AROUND THE NATION
Cowhunting in Florida
HUMANITIES,
November/December 2009
Volume 30, Number 6
BY JAMES WILLIFORD Tanned retirees, debauched spring-breakers, and oversized talking mice were probably the farthest things from Ponce de León’s mind when on April 2, 1513, he first caught sight of the land mass he would dub “La Florida.” But as the Spanish explorer gazed out from his ship to the lush stretch of newly discovered terra firma beyond, he may very well have thought: “vaqueros!” Cowboys! When he returned to the peninsula eight years later, he brought men, horses, and livestock—the beginnings of the oldest cattle herding culture in North America. Over the next four centuries, however, the American cowboy became firmly entrenched in the western regions of our collective imagination, belonging more to the frontier landscapes of Texas, California, and Montana than to the sub-tropics of Florida. It is an error of omission that Floridian Hank Mattson, a working cattleman and cowboy poet, has made it his business to correct. For almost twenty years, Mattson has written and performed carefully crafted lyrics to charm and educate, reminding his audiences that there are indeed cowboys in Florida, and that those cowboys are the heirs to a particularly deep and rich tradition. Mattson points out that Floridian cowboys are not their western counterparts. In fact, in Florida, cowboys prefer not to be called cowboys at all; rather, they are “cowhunters” or “crackers.” The latter epithet, according to one of Mattson’s poems, is unfairly used as a modern racial slur: It first came from Shakespeare, who used it in King John to mean “windbag” or “braggart,” before the facile processes of folk etymology reinterpreted the word as a reference to the cracking sound made by the ten- to twelve-foot bullwhips Florida cowhunters use to guide their herds. Mattson traces his love for cowboy poetry back to his grade school days when he first came across “The Ballad of Bone Mizell” in a popular history textbook called Fabulous Florida. The poem, penned by Ruby Leach Carson, recounts a humorous, if somewhat morbid, episode from the life of Morgan Bonaparte “Bone” Mizell, one of Florida’s most famous cowhunters. In it, Bone swaps the corpse of a dead “Yank,” whose family has paid for it to be shipped “up north,” with that of a recently deceased cracker named Bill Redd, because, Bone wryly remarks at the end of the ballad, “ole Bill hadn’t traveled ’round none.”
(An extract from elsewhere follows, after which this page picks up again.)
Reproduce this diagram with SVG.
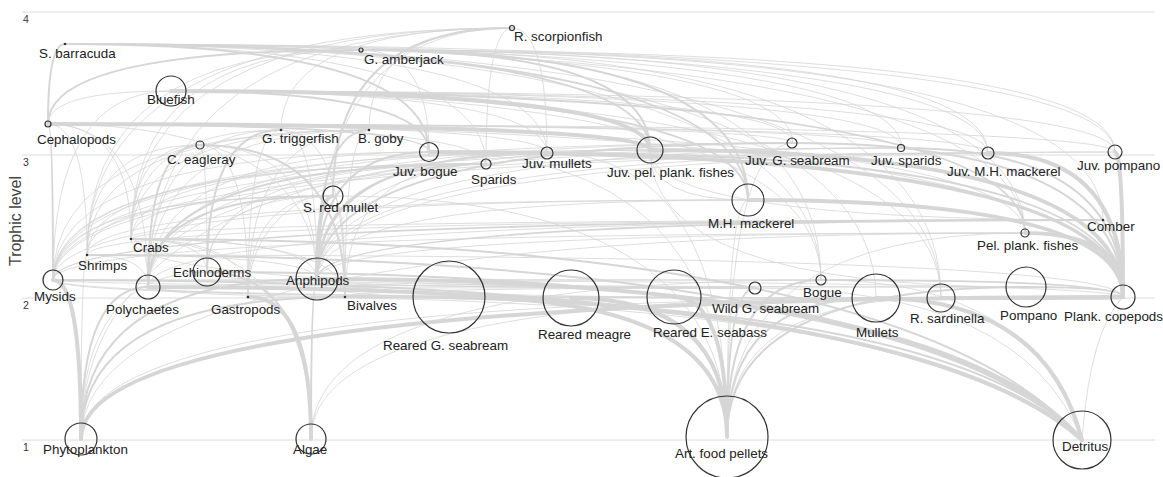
<svg xmlns="http://www.w3.org/2000/svg" width="1163" height="477" viewBox="0 0 1163 477">
<style>
.grid{stroke:#dcdcdc;stroke-width:1}
.ax{font-family:"Liberation Sans",Arial,sans-serif;font-size:10.5px;fill:#333}
.e1,.e2,.e3{fill:none;stroke:#d6d6d6;stroke-linecap:round}
.e1{stroke-width:0.8}
.e2{stroke-width:2}
.e3{stroke-width:4}
.n{fill:none;stroke:#333;stroke-width:1.2}
.d{fill:#333;stroke:none}
.t{font-family:"Liberation Sans",Arial,sans-serif;font-size:13.4px;fill:#222}
</style>
<rect width="1163" height="477" fill="#fff"/>
<g id="axes">
<line class="grid" x1="22" y1="12" x2="1155" y2="12"/>
<line class="grid" x1="22" y1="155" x2="1155" y2="155"/>
<line class="grid" x1="22" y1="298" x2="1155" y2="298"/>
<line class="grid" x1="22" y1="440" x2="1155" y2="440"/>
<text class="ax" x="23" y="23">4</text>
<text class="ax" x="23" y="166">3</text>
<text class="ax" x="23" y="309">2</text>
<text class="ax" x="23" y="451">1</text>
<text transform="translate(21,221) rotate(-90)" text-anchor="middle" style="font-family:'Liberation Sans',Arial,sans-serif;font-size:16px;fill:#444">Trophic level</text>
</g>
<g id="connectors">
<path class="e2" d="M650 150Q650 44 65 44M748 200Q748 44 65 44M429 152Q429 44 65 44M48 124Q48 44 65 44"/>
<path class="e1" d="M821 280Q821 44 65 44M547 153Q547 44 65 44M1025 233Q1025 44 65 44M941 298Q941 44 65 44M988 153Q988 44 65 44M1115 152Q1115 44 65 44M486 164Q486 44 65 44M876 298Q876 44 65 44M793 143Q793 44 65 44M902 148Q902 44 65 44"/>
<path class="e2" d="M48 124Q48 50 361 50M650 150Q650 50 361 50M748 200Q748 50 361 50"/>
<path class="e1" d="M429 152Q429 50 361 50M821 280Q821 50 361 50M131 239Q131 50 361 50M87 255Q87 50 361 50M1025 233Q1025 50 361 50M1115 152Q1115 50 361 50M988 153Q988 50 361 50M941 298Q941 50 361 50M1103 220Q1103 50 361 50"/>
<path class="e2" d="M333 196Q333 28 512 28"/>
<path class="e1" d="M131 239Q131 28 512 28M87 255Q87 28 512 28M486 164Q486 28 512 28M547 153Q547 28 512 28M148 287Q148 28 512 28M317 279Q317 28 512 28M369 130Q369 28 512 28M281 130Q281 28 512 28"/>
<path class="e3" d="M650 150Q650 91 171 91"/>
<path class="e2" d="M748 200Q748 91 171 91M429 152Q429 91 171 91M1025 233Q1025 91 171 91"/>
<path class="e1" d="M547 153Q547 91 171 91M793 143Q793 91 171 91M902 148Q902 91 171 91M988 153Q988 91 171 91M941 298Q941 91 171 91M821 280Q821 91 171 91M48 124Q48 91 171 91M1115 152Q1115 91 171 91M53 280Q53 91 171 91"/>
<path class="e3" d="M650 150Q650 124 48 124"/>
<path class="e2" d="M53 280Q53 124 48 124M429 152Q429 124 48 124"/>
<path class="e1" d="M87 255Q87 124 48 124M131 239Q131 124 48 124M317 279Q317 124 48 124M148 287Q148 124 48 124M1025 233Q1025 124 48 124M547 153Q547 124 48 124M1123 297Q1123 124 48 124M486 164Q486 124 48 124M793 143Q793 124 48 124M902 148Q902 124 48 124M988 153Q988 124 48 124M1115 152Q1115 124 48 124"/>
<path class="e2" d="M207 272Q207 130 281 130M317 279Q317 130 369 130"/>
<path class="e1" d="M131 239Q131 130 281 130M248 297Q248 130 281 130M345 297Q345 130 281 130M317 279Q317 130 281 130M148 287Q148 130 281 130M131 239Q131 130 369 130M87 255Q87 130 369 130M148 287Q148 130 369 130M248 297Q248 130 369 130M345 297Q345 130 369 130M53 280Q53 130 369 130"/>
<path class="e2" d="M345 297Q345 145 200 145M148 287Q148 145 200 145"/>
<path class="e1" d="M248 297Q248 145 200 145M131 239Q131 145 200 145M207 272Q207 145 200 145M317 279Q317 145 200 145M87 255Q87 145 200 145"/>
<path class="e3" d="M1123 297Q1123 152 429 152"/>
<path class="e2" d="M317 279Q317 152 429 152"/>
<path class="e1" d="M53 280Q53 152 429 152M148 287Q148 152 429 152M727 437Q727 152 429 152"/>
<path class="e2" d="M317 279Q317 164 486 164M148 287Q148 164 486 164"/>
<path class="e1" d="M207 272Q207 164 486 164M248 297Q248 164 486 164M345 297Q345 164 486 164M131 239Q131 164 486 164M87 255Q87 164 486 164M53 280Q53 164 486 164"/>
<path class="e2" d="M1123 297Q1123 153 547 153M317 279Q317 153 547 153"/>
<path class="e1" d="M148 287Q148 153 547 153M727 437Q727 153 547 153"/>
<path class="e3" d="M1123 297Q1123 150 650 150"/>
<path class="e1" d="M53 280Q53 150 650 150M317 279Q317 150 650 150M81 439Q81 150 650 150"/>
<path class="e2" d="M1123 297Q1123 143 793 143M317 279Q317 143 793 143"/>
<path class="e1" d="M148 287Q148 143 793 143M727 437Q727 143 793 143M53 280Q53 143 793 143"/>
<path class="e2" d="M1123 297Q1123 148 902 148"/>
<path class="e1" d="M317 279Q317 148 902 148M148 287Q148 148 902 148M53 280Q53 148 902 148"/>
<path class="e3" d="M1123 297Q1123 153 988 153M1123 297Q1123 152 1115 152"/>
<path class="e1" d="M53 280Q53 153 988 153M317 279Q317 153 988 153M317 279Q317 152 1115 152M53 280Q53 152 1115 152"/>
<path class="e3" d="M317 279Q317 196 333 196"/>
<path class="e2" d="M148 287Q148 196 333 196"/>
<path class="e1" d="M131 239Q131 196 333 196M87 255Q87 196 333 196M207 272Q207 196 333 196M345 297Q345 196 333 196M248 297Q248 196 333 196M53 280Q53 196 333 196M727 437Q727 196 333 196"/>
<path class="e3" d="M1123 297Q1123 200 748 200"/>
<path class="e1" d="M650 150Q650 200 748 200M53 280Q53 200 748 200M317 279Q317 200 748 200M727 437Q727 200 748 200M87 255Q87 200 748 200"/>
<path class="e2" d="M317 279Q317 220 1103 220M53 280Q53 220 1103 220"/>
<path class="e1" d="M131 239Q131 220 1103 220M87 255Q87 220 1103 220M650 150Q650 220 1103 220M1123 297Q1123 220 1103 220M148 287Q148 220 1103 220"/>
<path class="e3" d="M1123 297Q1123 233 1025 233"/>
<path class="e1" d="M81 439Q81 233 1025 233M53 280Q53 233 1025 233M317 279Q317 233 1025 233M727 437Q727 233 1025 233"/>
<path class="e2" d="M1082 440Q911 239 131 239M1082 440Q903 255 87 255"/>
<path class="e1" d="M148 287Q148 239 131 239M317 279Q317 239 131 239M248 297Q248 239 131 239M345 297Q345 239 131 239M311 439Q311 239 131 239M207 272Q207 239 131 239M317 279Q317 255 87 255M148 287Q148 255 87 255M1123 297Q1123 255 87 255M81 439Q81 255 87 255"/>
<path class="e2" d="M311 439Q311 272 207 272M1082 440Q925 272 207 272"/>
<path class="e1" d="M81 439Q81 272 207 272"/>
<path class="e3" d="M81 439Q81 280 53 280"/>
<path class="e2" d="M1082 440Q897 280 53 280"/>
<path class="e1" d="M1123 297Q1123 280 53 280"/>
<path class="e3" d="M1082 440Q944 279 317 279"/>
<path class="e2" d="M81 439Q81 279 317 279M311 439Q311 279 317 279"/>
<path class="e3" d="M1082 440Q914 287 148 287"/>
<path class="e2" d="M81 439Q81 287 148 287"/>
<path class="e3" d="M311 439Q311 297 248 297"/>
<path class="e1" d="M1082 440Q932 297 248 297"/>
<path class="e2" d="M81 439Q81 297 345 297M1082 440Q949 297 345 297"/>
<path class="e3" d="M727 437Q727 297 449 297M727 437Q727 298 571 298M727 437Q727 297 674 297"/>
<path class="e1" d="M317 279Q317 297 449 297M148 287Q148 297 449 297M53 280Q53 297 674 297"/>
<path class="e2" d="M727 437Q727 288 755 288"/>
<path class="e1" d="M317 279Q317 288 755 288M148 287Q148 288 755 288M345 297Q345 288 755 288M207 272Q207 288 755 288M131 239Q131 288 755 288M1082 440Q1023 288 755 288"/>
<path class="e2" d="M727 437Q727 280 821 280M1123 297Q1123 280 821 280"/>
<path class="e1" d="M317 279Q317 280 821 280M1082 440Q1035 280 821 280M311 439Q311 280 821 280M53 280Q53 280 821 280"/>
<path class="e3" d="M1082 440Q1045 298 876 298"/>
<path class="e2" d="M727 437Q727 298 876 298"/>
<path class="e1" d="M311 439Q311 298 876 298M148 287Q148 298 876 298M317 279Q317 298 876 298"/>
<path class="e3" d="M1123 297Q1123 298 941 298"/>
<path class="e1" d="M81 439Q81 298 941 298M727 437Q727 298 941 298M53 280Q53 298 941 298"/>
<path class="e2" d="M1123 297Q1123 287 1026 287M727 437Q727 287 1026 287"/>
<path class="e1" d="M317 279Q317 287 1026 287M53 280Q53 287 1026 287M650 150Q650 287 1026 287"/>
<path class="e3" d="M81 439Q81 297 1123 297"/>
<path class="e1" d="M1082 440Q1090 330 1123 297"/>
</g>
<g id="rscorp"><circle class="n" cx="512" cy="28" r="2.5"/><text class="t" x="514" y="41">R. scorpionfish</text></g>
<g id="sbarracuda"><circle class="d" cx="65" cy="44" r="1.3"/><text class="t" x="39" y="58">S. barracuda</text></g>
<g id="gamberjack"><circle class="n" cx="361" cy="50" r="2"/><text class="t" x="364" y="64">G. amberjack</text></g>
<g id="bluefish"><circle class="n" cx="171" cy="91" r="15"/><text class="t" x="147" y="104">Bluefish</text></g>
<g id="cephalopods"><circle class="n" cx="48" cy="124" r="3"/><text class="t" x="37" y="144">Cephalopods</text></g>
<g id="gtriggerfish"><circle class="d" cx="281" cy="130" r="1.3"/><text class="t" x="262" y="143">G. triggerfish</text></g>
<g id="bgoby"><circle class="d" cx="369" cy="130" r="1.3"/><text class="t" x="358" y="143">B. goby</text></g>
<g id="ceagleray"><circle class="n" cx="200" cy="145" r="4"/><text class="t" x="167" y="164">C. eagleray</text></g>
<g id="juvbogue"><circle class="n" cx="429" cy="152" r="9.5"/><text class="t" x="393" y="176">Juv. bogue</text></g>
<g id="sparids"><circle class="n" cx="486" cy="164" r="5"/><text class="t" x="471" y="184">Sparids</text></g>
<g id="juvmullets"><circle class="n" cx="547" cy="153" r="6"/><text class="t" x="522" y="168">Juv. mullets</text></g>
<g id="juvpel"><circle class="n" cx="650" cy="150" r="13"/><text class="t" x="607" y="177">Juv. pel. plank. fishes</text></g>
<g id="juvgseabream"><circle class="n" cx="792" cy="143" r="5"/><text class="t" x="745" y="165">Juv. G. seabream</text></g>
<g id="juvsparids"><circle class="n" cx="901" cy="148" r="3.5"/><text class="t" x="871" y="165">Juv. sparids</text></g>
<g id="juvmhmackerel"><circle class="n" cx="988" cy="153" r="6"/><text class="t" x="947" y="176">Juv. M.H. mackerel</text></g>
<g id="juvpompano"><circle class="n" cx="1115" cy="152" r="7"/><text class="t" x="1077" y="170">Juv. pompano</text></g>
<g id="sredmullet"><circle class="n" cx="333" cy="196" r="10"/><text class="t" x="303" y="212">S. red mullet</text></g>
<g id="mhmackerel"><circle class="n" cx="748" cy="200" r="16"/><text class="t" x="708" y="228">M.H. mackerel</text></g>
<g id="comber"><circle class="d" cx="1103" cy="220" r="1.3"/><text class="t" x="1087" y="231">Comber</text></g>
<g id="pelplank"><circle class="n" cx="1025" cy="233" r="4"/><text class="t" x="977" y="250">Pel. plank. fishes</text></g>
<g id="crabs"><circle class="d" cx="131" cy="239" r="1.3"/><text class="t" x="133" y="252">Crabs</text></g>
<g id="shrimps"><circle class="d" cx="87" cy="255" r="1.3"/><text class="t" x="78" y="270">Shrimps</text></g>
<g id="echinoderms"><circle class="n" cx="207" cy="272" r="14"/><text class="t" x="173" y="277">Echinoderms</text></g>
<g id="mysids"><circle class="n" cx="53" cy="280" r="10"/><text class="t" x="34" y="301">Mysids</text></g>
<g id="amphipods"><circle class="n" cx="317" cy="279" r="21"/><text class="t" x="286" y="285">Anphipods</text></g>
<g id="polychaetes"><circle class="n" cx="148" cy="287" r="12"/><text class="t" x="106" y="314">Polychaetes</text></g>
<g id="gastropods"><circle class="d" cx="248" cy="297" r="1.3"/><text class="t" x="211" y="314">Gastropods</text></g>
<g id="bivalves"><circle class="d" cx="345" cy="297" r="1.3"/><text class="t" x="347" y="310">Bivalves</text></g>
<g id="rgseabream"><circle class="n" cx="449" cy="297" r="36"/><text class="t" x="383" y="350">Reared G. seabream</text></g>
<g id="rmeagre"><circle class="n" cx="571" cy="298" r="28"/><text class="t" x="538" y="339">Reared meagre</text></g>
<g id="reseabass"><circle class="n" cx="674" cy="297" r="27"/><text class="t" x="653" y="337">Reared E. seabass</text></g>
<g id="wildgseabream"><circle class="n" cx="755" cy="288" r="6"/><text class="t" x="712" y="313">Wild G. seabream</text></g>
<g id="bogue"><circle class="n" cx="821" cy="280" r="5"/><text class="t" x="803" y="297">Bogue</text></g>
<g id="mullets"><circle class="n" cx="876" cy="298" r="24"/><text class="t" x="856" y="337">Mullets</text></g>
<g id="rsardinella"><circle class="n" cx="941" cy="298" r="14"/><text class="t" x="910" y="323">R. sardinella</text></g>
<g id="pompano"><circle class="n" cx="1026" cy="287" r="20"/><text class="t" x="1000" y="320">Pompano</text></g>
<g id="copepods"><circle class="n" cx="1123" cy="297" r="12"/><text class="t" x="1064" y="321">Plank. copepods</text></g>
<g id="phytoplankton"><circle class="n" cx="81" cy="439" r="16"/><text class="t" x="43" y="454">Phytoplankton</text></g>
<g id="algae"><circle class="n" cx="311" cy="439" r="15"/><text class="t" x="293" y="454">Algae</text></g>
<g id="pellets"><circle class="n" cx="727" cy="437" r="41"/><text class="t" x="675" y="458">Art. food pellets</text></g>
<g id="detritus"><circle class="n" cx="1082" cy="440" r="29"/><text class="t" x="1062" y="451">Detritus</text></g>
</svg>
“There are so many new people here in Florida who know next to nothing about agriculture, let alone Florida history,” says Mattson. “They get to know Florida history through my stories, whether they want to or not, whether they realize it or not.” An itinerant performer dealing principally with folk material, Mattson is often approached by audience members who want to share their personal or family histories with him. “Old timers,” he describes them, “who can tell their stories now that all of the people who could have gotten in trouble are dead.” Mattson harks these generous muses, working their rough tales into poetic works of cowhunter lore, ready to be performed and passed on to the next generation. Hank Mattson will perform his poetry and discuss the history of Florida cowhunting on December 3, at the Emerson Center in Vero Beach.
James Williford is an editorial assistant for HUMANITIES
magazine and a graduate student at Georgetown University.